The information contained within this alert is based on reports made during the past month, to Action Fraud, the UK’s national fraud reporting centre.
The National Fraud Investigation Bureau (NFIB) has gathered information about two frauds, where social media or email platforms are being used to encourage members of the public to donate money to sham charity appeals, including a ‘Migrant Helpline’.
1. Fake animal welfare charity overseas
The NFIB has discovered that criminal groups based in Spain or Cyprus are using social media platforms to target donors from the UK. The money is then laundered from the UK to overseas and rather than be used to tackle animal cruelty, these charitable funds are then diverted to support criminal activity, either here or on the Continent.
2. Fake ‘Migrant Helpline’
Fraudsters are sending out a high number of phishing emails to personal and business email addresses purporting to be from ‘Migrant Helpline’ – charity email addresses could also be targeted.
Migrant Helpline is a genuine charity, but fraudsters have been using its name to trick members of the public into becoming victims of this fraud. It should be noted that this fraud is in no way related to the real charity.
The email address sending the majority of emails is firstname.lastname@example.org; however multiple email addresses have been seen. The subject line currently is ‘Thank you for choosing to donate to Migrant helpline’ and the message body contains the following:
Thanks again for donating.
We’re sending it straight to Migrant Helpline so you’ll be making a difference very soon.
Your donation details:
First name: **
Last name: **
Donation Reference: 09493495
If you have any questions about your donation, please follow this link and download Your (Donation Reference 09493495), with the transaction details listed above.
With your help, Yeshiva Donations can continue to work in Syria and neighboring countries to deliver clean water and life-saving supplies to millions of people.
Your generosity is bringing much-needed assistance to families who have lost everything as a result of the crisis in Syria.
The first name, last name and telephone number are targeted and appear to be correct for those they are sent to. Once the link is clicked, a well-known Trojan (Ramnit) is downloaded onto the victim’s device. This malware is equipped to target and steal personal/ corporate banking details.

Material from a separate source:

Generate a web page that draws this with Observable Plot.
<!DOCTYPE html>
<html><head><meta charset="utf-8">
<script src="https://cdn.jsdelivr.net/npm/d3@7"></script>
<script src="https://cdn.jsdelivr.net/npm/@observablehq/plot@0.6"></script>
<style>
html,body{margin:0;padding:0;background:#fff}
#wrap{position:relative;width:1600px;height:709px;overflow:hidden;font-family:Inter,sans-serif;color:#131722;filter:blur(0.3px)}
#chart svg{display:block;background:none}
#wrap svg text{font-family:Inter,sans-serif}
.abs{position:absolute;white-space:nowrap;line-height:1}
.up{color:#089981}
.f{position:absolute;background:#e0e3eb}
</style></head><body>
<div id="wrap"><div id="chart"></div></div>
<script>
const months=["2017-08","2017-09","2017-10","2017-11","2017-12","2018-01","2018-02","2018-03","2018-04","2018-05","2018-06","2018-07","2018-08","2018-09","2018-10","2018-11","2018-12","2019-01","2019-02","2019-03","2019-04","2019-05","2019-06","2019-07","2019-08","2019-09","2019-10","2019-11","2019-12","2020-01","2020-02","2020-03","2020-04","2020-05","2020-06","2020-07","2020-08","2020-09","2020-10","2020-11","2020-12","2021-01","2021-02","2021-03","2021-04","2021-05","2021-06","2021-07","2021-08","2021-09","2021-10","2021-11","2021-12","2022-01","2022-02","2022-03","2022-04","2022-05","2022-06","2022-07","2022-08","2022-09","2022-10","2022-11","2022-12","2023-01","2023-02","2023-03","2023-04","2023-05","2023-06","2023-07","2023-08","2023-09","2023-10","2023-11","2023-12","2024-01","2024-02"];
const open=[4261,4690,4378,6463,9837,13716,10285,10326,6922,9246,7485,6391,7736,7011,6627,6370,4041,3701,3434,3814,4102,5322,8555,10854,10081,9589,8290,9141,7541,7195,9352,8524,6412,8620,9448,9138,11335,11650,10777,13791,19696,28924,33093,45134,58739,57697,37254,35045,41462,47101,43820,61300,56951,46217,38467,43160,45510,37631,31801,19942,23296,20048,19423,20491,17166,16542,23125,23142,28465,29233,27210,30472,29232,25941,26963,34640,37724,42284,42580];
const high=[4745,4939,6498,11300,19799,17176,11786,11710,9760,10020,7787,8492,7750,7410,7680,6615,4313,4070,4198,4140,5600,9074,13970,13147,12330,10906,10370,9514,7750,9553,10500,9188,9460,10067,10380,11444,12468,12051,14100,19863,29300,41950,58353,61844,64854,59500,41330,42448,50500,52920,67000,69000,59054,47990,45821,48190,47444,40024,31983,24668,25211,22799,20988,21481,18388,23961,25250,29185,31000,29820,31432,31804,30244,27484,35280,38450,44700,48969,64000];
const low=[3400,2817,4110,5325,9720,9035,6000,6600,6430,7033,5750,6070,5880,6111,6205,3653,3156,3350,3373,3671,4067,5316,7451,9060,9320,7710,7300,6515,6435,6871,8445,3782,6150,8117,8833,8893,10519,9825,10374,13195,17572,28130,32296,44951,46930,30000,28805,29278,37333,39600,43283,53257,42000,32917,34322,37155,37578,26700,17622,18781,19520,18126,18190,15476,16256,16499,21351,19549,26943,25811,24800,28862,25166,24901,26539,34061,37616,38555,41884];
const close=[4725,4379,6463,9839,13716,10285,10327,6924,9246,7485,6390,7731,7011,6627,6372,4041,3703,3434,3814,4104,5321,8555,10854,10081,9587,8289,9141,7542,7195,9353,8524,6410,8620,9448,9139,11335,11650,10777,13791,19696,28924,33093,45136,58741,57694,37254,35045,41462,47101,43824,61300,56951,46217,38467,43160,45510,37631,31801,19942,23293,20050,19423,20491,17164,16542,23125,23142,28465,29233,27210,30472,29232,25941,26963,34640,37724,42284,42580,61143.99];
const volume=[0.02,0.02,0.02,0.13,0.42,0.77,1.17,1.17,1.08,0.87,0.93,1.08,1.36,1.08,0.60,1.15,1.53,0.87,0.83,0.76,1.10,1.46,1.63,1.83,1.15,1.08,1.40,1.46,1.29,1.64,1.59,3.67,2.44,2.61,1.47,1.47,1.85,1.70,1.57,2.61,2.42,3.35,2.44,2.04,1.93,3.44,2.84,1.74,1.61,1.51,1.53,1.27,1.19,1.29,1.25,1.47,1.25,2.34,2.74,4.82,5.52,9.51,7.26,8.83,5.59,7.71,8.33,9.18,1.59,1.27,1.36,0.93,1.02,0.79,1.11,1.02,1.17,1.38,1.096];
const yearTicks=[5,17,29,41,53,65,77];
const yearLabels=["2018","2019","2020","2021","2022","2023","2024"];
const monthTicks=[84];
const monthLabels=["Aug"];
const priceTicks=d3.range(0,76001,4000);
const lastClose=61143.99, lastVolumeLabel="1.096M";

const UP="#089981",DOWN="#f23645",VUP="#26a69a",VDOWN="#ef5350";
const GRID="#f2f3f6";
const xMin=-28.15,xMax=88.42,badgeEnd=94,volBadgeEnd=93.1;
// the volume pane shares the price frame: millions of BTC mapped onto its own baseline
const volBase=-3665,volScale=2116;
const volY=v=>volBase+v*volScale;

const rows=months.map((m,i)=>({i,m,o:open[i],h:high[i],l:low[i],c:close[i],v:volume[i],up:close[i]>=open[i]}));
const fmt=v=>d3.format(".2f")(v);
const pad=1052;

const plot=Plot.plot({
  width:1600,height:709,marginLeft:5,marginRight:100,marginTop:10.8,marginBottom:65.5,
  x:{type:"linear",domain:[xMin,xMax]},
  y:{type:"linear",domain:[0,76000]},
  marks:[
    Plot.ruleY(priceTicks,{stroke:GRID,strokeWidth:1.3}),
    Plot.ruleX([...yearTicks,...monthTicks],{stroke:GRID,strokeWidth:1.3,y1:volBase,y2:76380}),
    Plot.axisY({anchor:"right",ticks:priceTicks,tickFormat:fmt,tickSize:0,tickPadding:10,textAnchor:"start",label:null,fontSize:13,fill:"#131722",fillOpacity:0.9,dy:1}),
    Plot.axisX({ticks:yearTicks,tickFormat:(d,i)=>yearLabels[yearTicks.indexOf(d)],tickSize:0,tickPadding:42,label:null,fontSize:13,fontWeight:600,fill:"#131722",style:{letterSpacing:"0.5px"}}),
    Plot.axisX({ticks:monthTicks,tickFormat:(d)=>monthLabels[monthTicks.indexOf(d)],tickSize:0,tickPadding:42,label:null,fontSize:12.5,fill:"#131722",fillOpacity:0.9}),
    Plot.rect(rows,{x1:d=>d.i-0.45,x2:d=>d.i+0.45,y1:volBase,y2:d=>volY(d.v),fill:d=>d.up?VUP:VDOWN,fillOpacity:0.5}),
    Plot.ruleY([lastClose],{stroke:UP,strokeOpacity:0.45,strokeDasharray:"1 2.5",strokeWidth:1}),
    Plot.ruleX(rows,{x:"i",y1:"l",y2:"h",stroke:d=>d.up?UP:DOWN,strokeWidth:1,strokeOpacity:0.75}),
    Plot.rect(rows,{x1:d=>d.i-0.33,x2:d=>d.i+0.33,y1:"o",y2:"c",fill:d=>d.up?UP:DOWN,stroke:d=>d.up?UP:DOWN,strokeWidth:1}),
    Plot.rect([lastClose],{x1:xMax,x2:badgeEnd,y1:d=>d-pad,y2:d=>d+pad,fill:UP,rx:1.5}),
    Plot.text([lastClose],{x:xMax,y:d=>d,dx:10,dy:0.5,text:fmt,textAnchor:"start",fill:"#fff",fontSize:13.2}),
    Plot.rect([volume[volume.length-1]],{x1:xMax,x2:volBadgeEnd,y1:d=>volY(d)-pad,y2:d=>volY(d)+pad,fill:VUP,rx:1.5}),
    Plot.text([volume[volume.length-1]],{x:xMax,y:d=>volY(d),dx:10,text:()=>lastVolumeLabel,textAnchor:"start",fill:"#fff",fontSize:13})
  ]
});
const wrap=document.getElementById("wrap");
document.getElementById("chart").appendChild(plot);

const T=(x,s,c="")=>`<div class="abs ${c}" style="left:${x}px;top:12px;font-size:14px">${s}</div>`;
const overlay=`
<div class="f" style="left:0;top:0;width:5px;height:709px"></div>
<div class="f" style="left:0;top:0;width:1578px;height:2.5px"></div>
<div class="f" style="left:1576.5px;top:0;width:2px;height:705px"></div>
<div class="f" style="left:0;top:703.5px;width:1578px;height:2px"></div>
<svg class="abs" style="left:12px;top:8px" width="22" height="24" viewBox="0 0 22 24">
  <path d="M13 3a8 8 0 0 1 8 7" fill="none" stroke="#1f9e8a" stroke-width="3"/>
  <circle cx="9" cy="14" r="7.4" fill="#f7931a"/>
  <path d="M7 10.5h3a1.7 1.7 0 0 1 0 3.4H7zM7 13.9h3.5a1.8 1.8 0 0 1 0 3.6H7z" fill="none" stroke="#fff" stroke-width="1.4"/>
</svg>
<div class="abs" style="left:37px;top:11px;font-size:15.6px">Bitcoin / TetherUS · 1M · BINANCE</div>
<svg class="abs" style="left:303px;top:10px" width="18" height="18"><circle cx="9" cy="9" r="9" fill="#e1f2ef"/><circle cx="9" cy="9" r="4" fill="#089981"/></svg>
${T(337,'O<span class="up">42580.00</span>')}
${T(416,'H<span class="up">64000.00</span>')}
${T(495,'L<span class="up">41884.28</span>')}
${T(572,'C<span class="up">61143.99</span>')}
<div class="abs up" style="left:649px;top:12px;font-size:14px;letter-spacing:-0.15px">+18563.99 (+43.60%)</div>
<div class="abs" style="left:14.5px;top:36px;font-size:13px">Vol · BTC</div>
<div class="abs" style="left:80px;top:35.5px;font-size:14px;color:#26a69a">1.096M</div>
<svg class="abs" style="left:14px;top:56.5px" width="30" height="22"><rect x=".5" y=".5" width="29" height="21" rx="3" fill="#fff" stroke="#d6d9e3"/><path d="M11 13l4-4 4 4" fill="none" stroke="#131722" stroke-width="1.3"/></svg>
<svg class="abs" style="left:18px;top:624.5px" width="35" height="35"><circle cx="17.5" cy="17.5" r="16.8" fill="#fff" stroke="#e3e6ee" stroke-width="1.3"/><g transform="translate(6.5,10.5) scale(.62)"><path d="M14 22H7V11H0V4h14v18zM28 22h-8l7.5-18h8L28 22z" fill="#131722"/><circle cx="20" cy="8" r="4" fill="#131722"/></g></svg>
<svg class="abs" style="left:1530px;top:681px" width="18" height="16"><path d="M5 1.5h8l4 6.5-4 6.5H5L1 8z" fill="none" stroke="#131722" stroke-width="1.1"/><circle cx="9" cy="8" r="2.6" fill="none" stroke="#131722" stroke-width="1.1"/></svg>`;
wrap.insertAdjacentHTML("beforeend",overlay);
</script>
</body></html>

Donors are advised to be vigilant and to protect themselves in the following ways:
- genuine charities are registered with the Charity Commission and print their registration details on all documentation, collection bags, envelopes, electronic communications etc – check these details exist and are genuine by visiting the Commission’s online Register of Charities
- if the collection is for a charity that you know is genuine, check the collection is authorised by asking the charity directly, using verifiable contact details
- watch out for poor grammar/ spelling in emails and other documents, including collection envelopes – this can be a tell-tale sign of fraudulent activity
- send your donation to the charity directly. This may mean going to a little more trouble, but you can be sure your donation will get to where it’s intended
The public can also take simple steps to keep safe online, advice is available on: Get Safe Online the official cyber-crime prevention website.
The Charity Commission publishes advice for donors and trustees on safer giving and runs awareness campaigns during periods of heightened giving.

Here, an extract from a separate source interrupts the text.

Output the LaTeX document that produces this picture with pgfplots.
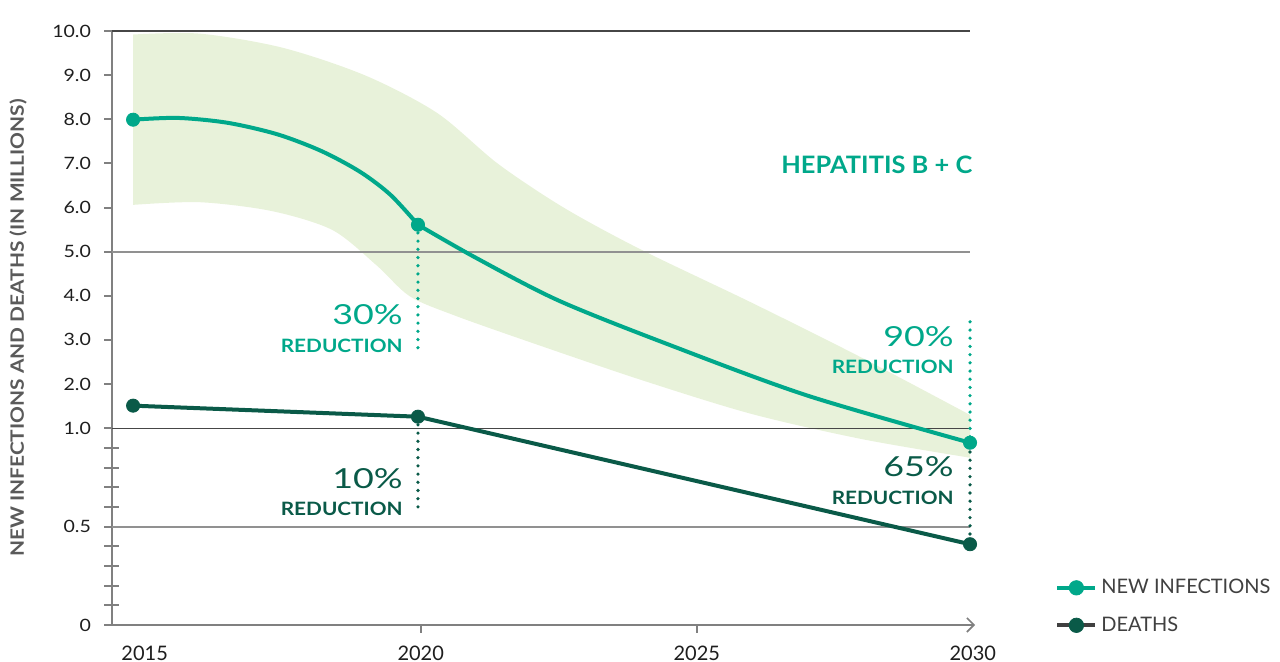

Carl Mehta, Head of Investigations and Enforcement at the Charity Commission, said:
The British public donate millions of pounds every year to good causes, any attempt to abuse this generosity is reprehensible. Do not be put off donating by these malicious scams, but follow the Commission’s advice on safer giving
Charities can visit www.charitiesagainstfraud.org.uk for advice and top tips on how to protect their charity against fraud.

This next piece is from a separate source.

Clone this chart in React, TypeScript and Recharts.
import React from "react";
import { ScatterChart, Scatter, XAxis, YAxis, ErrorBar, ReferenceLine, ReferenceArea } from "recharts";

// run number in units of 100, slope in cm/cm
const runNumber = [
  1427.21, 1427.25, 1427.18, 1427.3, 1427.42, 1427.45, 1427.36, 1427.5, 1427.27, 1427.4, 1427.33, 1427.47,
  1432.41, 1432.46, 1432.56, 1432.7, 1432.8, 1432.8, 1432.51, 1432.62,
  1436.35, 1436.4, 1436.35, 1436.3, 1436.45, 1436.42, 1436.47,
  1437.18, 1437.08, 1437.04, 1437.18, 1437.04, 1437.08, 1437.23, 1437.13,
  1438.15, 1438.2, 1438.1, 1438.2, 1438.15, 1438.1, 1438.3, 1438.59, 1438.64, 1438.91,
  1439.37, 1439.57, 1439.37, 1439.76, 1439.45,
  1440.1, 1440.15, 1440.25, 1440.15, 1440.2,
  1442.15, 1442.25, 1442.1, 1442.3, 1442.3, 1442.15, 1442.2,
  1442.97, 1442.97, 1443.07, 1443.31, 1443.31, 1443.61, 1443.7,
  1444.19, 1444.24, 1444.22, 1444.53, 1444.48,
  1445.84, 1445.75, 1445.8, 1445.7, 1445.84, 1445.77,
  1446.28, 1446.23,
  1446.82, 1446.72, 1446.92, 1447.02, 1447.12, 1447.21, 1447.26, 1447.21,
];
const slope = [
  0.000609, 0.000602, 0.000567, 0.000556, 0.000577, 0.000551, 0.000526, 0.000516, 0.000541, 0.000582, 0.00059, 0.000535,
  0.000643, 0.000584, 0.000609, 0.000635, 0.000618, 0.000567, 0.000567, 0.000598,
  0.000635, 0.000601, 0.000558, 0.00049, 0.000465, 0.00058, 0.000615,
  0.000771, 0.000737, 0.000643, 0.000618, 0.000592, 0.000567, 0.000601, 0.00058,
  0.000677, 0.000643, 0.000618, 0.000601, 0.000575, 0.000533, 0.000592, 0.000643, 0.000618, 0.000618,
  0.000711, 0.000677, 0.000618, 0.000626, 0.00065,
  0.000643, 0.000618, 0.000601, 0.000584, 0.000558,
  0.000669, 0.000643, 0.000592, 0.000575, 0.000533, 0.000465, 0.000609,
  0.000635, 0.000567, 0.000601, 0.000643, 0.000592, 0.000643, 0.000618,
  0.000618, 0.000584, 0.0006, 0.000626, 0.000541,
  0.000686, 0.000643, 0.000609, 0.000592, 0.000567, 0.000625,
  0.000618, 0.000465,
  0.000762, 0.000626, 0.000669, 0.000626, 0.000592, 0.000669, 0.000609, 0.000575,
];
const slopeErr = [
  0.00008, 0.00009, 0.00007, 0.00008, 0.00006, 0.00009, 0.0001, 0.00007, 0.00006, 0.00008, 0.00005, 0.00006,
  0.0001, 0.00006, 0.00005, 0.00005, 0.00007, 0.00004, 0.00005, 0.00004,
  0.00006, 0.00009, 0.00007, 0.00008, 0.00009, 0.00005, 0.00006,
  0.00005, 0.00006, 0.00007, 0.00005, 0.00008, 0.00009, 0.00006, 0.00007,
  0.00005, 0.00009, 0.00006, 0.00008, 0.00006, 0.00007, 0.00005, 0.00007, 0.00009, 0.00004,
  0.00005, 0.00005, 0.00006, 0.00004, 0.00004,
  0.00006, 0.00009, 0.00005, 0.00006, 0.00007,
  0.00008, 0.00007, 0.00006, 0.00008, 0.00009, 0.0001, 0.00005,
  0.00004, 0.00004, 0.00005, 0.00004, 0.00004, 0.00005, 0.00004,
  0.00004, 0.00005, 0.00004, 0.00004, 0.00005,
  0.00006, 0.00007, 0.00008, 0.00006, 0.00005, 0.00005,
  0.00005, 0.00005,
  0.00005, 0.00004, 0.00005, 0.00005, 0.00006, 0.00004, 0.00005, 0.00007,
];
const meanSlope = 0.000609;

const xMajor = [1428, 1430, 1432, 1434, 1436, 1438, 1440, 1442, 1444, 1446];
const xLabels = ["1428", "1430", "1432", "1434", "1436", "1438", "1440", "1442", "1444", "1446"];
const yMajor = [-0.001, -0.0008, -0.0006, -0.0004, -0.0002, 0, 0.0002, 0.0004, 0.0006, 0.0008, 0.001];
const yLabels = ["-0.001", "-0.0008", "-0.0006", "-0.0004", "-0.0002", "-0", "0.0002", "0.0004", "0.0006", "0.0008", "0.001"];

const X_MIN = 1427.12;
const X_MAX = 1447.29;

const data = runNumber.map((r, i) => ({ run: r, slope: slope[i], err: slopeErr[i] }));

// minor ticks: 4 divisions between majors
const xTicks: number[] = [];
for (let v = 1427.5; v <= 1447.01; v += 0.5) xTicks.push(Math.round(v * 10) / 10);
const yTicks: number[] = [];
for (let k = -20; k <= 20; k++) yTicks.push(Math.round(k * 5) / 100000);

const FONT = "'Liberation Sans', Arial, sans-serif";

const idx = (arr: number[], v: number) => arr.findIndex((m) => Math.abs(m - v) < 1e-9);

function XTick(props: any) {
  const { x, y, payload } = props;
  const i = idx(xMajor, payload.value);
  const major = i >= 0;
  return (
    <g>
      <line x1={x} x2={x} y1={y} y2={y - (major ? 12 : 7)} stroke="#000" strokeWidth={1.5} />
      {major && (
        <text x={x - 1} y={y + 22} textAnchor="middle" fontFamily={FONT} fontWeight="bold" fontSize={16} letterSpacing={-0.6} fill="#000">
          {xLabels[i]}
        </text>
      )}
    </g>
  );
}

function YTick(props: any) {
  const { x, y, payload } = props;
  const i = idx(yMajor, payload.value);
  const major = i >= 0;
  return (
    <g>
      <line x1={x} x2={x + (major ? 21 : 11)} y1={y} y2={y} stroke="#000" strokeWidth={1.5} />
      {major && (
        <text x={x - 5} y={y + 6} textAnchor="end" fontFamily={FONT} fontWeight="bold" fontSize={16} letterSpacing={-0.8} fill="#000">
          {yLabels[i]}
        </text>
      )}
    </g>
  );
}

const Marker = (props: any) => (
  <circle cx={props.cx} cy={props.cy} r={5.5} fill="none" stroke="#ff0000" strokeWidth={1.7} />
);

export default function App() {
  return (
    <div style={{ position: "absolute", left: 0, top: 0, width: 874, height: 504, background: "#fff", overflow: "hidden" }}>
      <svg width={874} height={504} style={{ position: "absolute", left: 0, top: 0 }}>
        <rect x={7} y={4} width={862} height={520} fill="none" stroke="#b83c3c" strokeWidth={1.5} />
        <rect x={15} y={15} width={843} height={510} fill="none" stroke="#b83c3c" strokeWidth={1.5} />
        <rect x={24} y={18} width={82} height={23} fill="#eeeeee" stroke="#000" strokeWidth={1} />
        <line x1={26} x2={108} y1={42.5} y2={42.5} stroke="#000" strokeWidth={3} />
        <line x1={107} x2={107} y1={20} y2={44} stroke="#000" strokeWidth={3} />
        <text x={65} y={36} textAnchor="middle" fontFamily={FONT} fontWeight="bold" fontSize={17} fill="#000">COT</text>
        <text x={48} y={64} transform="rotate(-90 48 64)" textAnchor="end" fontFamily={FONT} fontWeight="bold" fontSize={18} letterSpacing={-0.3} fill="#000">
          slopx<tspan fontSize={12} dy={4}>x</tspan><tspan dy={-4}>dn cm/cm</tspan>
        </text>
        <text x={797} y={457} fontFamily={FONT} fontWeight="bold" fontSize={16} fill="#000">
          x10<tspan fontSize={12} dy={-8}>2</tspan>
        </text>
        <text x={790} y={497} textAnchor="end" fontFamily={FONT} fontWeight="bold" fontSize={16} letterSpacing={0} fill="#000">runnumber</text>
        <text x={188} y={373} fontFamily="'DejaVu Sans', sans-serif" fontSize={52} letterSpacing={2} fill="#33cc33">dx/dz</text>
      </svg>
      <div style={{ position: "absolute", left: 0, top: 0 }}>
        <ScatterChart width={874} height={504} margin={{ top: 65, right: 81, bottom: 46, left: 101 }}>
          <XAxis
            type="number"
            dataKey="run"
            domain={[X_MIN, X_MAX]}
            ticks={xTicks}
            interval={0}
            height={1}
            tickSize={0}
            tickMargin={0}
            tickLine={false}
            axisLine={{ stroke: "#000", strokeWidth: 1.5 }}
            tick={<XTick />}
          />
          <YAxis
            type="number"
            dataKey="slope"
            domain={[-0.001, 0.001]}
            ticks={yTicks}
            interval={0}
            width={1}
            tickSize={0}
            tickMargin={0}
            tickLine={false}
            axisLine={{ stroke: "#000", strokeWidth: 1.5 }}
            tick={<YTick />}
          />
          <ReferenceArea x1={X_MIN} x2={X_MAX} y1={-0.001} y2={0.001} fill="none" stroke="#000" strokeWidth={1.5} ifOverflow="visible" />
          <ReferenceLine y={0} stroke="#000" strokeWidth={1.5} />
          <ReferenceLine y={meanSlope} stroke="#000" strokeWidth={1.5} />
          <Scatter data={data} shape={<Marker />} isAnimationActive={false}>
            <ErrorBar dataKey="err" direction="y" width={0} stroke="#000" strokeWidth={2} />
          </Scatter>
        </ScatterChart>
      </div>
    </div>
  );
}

If you think you have fallen victim to either of these scams, or any other type of fraud, you should report it to Action Fraud by calling 0300 123 2040, or visiting www.actionfraud.police.uk
Trustees are advised also to report suspected or known fraud incidents to the Charity Commission at RSI@charitycommission.gsi.gov.uk
Serious incident reporting helps the Commission to gauge the volume and impact of incidents affecting charities and to understand the risks facing the sector as a whole.